## Start RECORDED DATA
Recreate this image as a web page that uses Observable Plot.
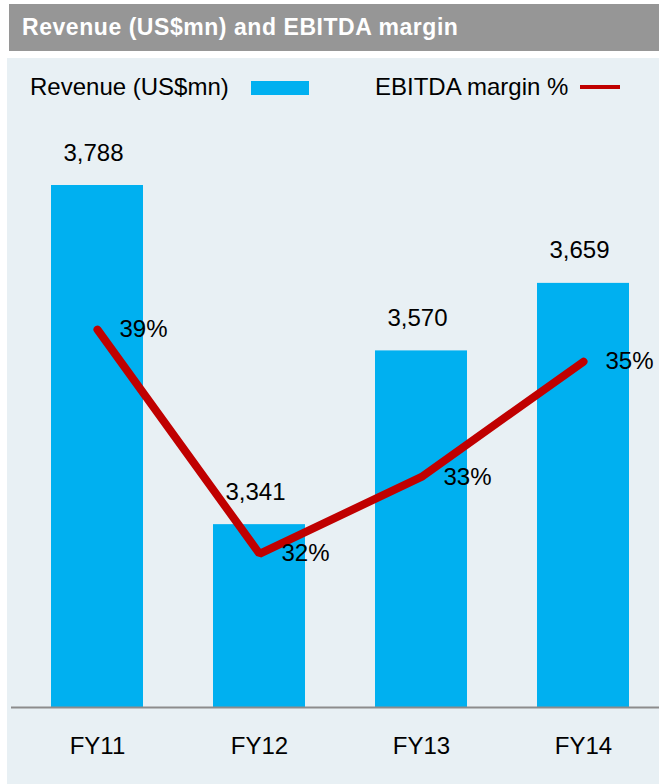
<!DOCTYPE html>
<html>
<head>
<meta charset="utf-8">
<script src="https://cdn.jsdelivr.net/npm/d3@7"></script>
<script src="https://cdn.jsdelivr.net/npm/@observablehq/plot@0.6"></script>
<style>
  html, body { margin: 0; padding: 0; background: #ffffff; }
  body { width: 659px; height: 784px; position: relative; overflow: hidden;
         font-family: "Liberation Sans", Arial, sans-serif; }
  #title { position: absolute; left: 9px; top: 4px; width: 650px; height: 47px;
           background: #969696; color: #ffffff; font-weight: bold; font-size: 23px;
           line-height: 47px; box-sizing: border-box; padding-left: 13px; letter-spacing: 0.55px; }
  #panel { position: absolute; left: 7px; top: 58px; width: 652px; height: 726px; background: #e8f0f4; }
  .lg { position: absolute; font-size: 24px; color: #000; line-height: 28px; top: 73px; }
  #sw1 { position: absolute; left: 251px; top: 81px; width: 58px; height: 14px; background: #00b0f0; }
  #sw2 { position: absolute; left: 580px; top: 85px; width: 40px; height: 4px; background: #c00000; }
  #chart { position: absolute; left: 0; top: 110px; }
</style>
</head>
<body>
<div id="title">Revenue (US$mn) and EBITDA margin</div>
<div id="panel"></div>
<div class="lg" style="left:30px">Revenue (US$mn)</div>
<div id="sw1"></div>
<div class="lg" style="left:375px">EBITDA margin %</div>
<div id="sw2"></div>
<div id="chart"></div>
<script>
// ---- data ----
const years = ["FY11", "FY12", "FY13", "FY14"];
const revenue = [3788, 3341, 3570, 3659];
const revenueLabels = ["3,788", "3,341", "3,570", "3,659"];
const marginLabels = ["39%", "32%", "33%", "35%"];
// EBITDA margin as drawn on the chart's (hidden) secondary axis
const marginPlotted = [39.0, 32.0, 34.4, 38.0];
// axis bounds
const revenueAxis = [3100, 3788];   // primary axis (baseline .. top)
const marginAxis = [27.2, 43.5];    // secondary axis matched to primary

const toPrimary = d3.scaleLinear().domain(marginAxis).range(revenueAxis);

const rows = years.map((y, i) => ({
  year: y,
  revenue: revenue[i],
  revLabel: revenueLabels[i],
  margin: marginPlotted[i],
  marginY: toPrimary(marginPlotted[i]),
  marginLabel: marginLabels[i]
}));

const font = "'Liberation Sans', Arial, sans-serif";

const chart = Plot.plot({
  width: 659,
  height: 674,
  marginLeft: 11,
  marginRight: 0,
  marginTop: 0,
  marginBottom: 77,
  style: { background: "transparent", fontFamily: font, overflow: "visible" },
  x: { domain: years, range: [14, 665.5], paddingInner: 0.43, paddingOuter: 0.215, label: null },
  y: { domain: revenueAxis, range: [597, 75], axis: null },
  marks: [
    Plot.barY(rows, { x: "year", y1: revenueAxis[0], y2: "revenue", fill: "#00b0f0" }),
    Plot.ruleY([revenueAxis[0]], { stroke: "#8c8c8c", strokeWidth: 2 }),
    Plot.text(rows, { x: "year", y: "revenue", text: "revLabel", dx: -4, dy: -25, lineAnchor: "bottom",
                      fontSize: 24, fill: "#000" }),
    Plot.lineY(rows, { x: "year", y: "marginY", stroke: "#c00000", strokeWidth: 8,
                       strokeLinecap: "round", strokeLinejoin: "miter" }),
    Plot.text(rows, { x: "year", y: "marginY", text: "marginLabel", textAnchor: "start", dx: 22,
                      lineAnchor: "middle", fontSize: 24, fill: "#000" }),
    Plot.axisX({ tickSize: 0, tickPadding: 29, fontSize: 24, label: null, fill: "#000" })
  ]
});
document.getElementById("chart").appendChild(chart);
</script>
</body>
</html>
## End RECORDED DATA
Return the listing above word for word, with the pictures removed.

Recreate this image as a web page that uses Observable Plot.
<!DOCTYPE html>
<html>
<head>
<meta charset="utf-8">
<script src="https://cdn.jsdelivr.net/npm/d3@7"></script>
<script src="https://cdn.jsdelivr.net/npm/@observablehq/plot@0.6"></script>
<style>
  html, body { margin: 0; padding: 0; background: #ffffff; }
  body { width: 659px; height: 784px; position: relative; overflow: hidden;
         font-family: "Liberation Sans", Arial, sans-serif; }
  #title { position: absolute; left: 9px; top: 4px; width: 650px; height: 47px;
           background: #969696; color: #ffffff; font-weight: bold; font-size: 23px;
           line-height: 47px; box-sizing: border-box; padding-left: 13px; letter-spacing: 0.55px; }
  #panel { position: absolute; left: 7px; top: 58px; width: 652px; height: 726px; background: #e8f0f4; }
  .lg { position: absolute; font-size: 24px; color: #000; line-height: 28px; top: 73px; }
  #sw1 { position: absolute; left: 251px; top: 81px; width: 58px; height: 14px; background: #00b0f0; }
  #sw2 { position: absolute; left: 580px; top: 85px; width: 40px; height: 4px; background: #c00000; }
  #chart { position: absolute; left: 0; top: 110px; }
</style>
</head>
<body>
<div id="title">Revenue (US$mn) and EBITDA margin</div>
<div id="panel"></div>
<div class="lg" style="left:30px">Revenue (US$mn)</div>
<div id="sw1"></div>
<div class="lg" style="left:375px">EBITDA margin %</div>
<div id="sw2"></div>
<div id="chart"></div>
<script>
// ---- data ----
const years = ["FY11", "FY12", "FY13", "FY14"];
const revenue = [3788, 3341, 3570, 3659];
const revenueLabels = ["3,788", "3,341", "3,570", "3,659"];
const marginLabels = ["39%", "32%", "33%", "35%"];
// EBITDA margin as drawn on the chart's (hidden) secondary axis
const marginPlotted = [39.0, 32.0, 34.4, 38.0];
// axis bounds
const revenueAxis = [3100, 3788];   // primary axis (baseline .. top)
const marginAxis = [27.2, 43.5];    // secondary axis matched to primary

const toPrimary = d3.scaleLinear().domain(marginAxis).range(revenueAxis);

const rows = years.map((y, i) => ({
  year: y,
  revenue: revenue[i],
  revLabel: revenueLabels[i],
  margin: marginPlotted[i],
  marginY: toPrimary(marginPlotted[i]),
  marginLabel: marginLabels[i]
}));

const font = "'Liberation Sans', Arial, sans-serif";

const chart = Plot.plot({
  width: 659,
  height: 674,
  marginLeft: 11,
  marginRight: 0,
  marginTop: 0,
  marginBottom: 77,
  style: { background: "transparent", fontFamily: font, overflow: "visible" },
  x: { domain: years, range: [14, 665.5], paddingInner: 0.43, paddingOuter: 0.215, label: null },
  y: { domain: revenueAxis, range: [597, 75], axis: null },
  marks: [
    Plot.barY(rows, { x: "year", y1: revenueAxis[0], y2: "revenue", fill: "#00b0f0" }),
    Plot.ruleY([revenueAxis[0]], { stroke: "#8c8c8c", strokeWidth: 2 }),
    Plot.text(rows, { x: "year", y: "revenue", text: "revLabel", dx: -4, dy: -25, lineAnchor: "bottom",
                      fontSize: 24, fill: "#000" }),
    Plot.lineY(rows, { x: "year", y: "marginY", stroke: "#c00000", strokeWidth: 8,
                       strokeLinecap: "round", strokeLinejoin: "miter" }),
    Plot.text(rows, { x: "year", y: "marginY", text: "marginLabel", textAnchor: "start", dx: 22,
                      lineAnchor: "middle", fontSize: 24, fill: "#000" }),
    Plot.axisX({ tickSize: 0, tickPadding: 29, fontSize: 24, label: null, fill: "#000" })
  ]
});
document.getElementById("chart").appendChild(chart);
</script>
</body>
</html>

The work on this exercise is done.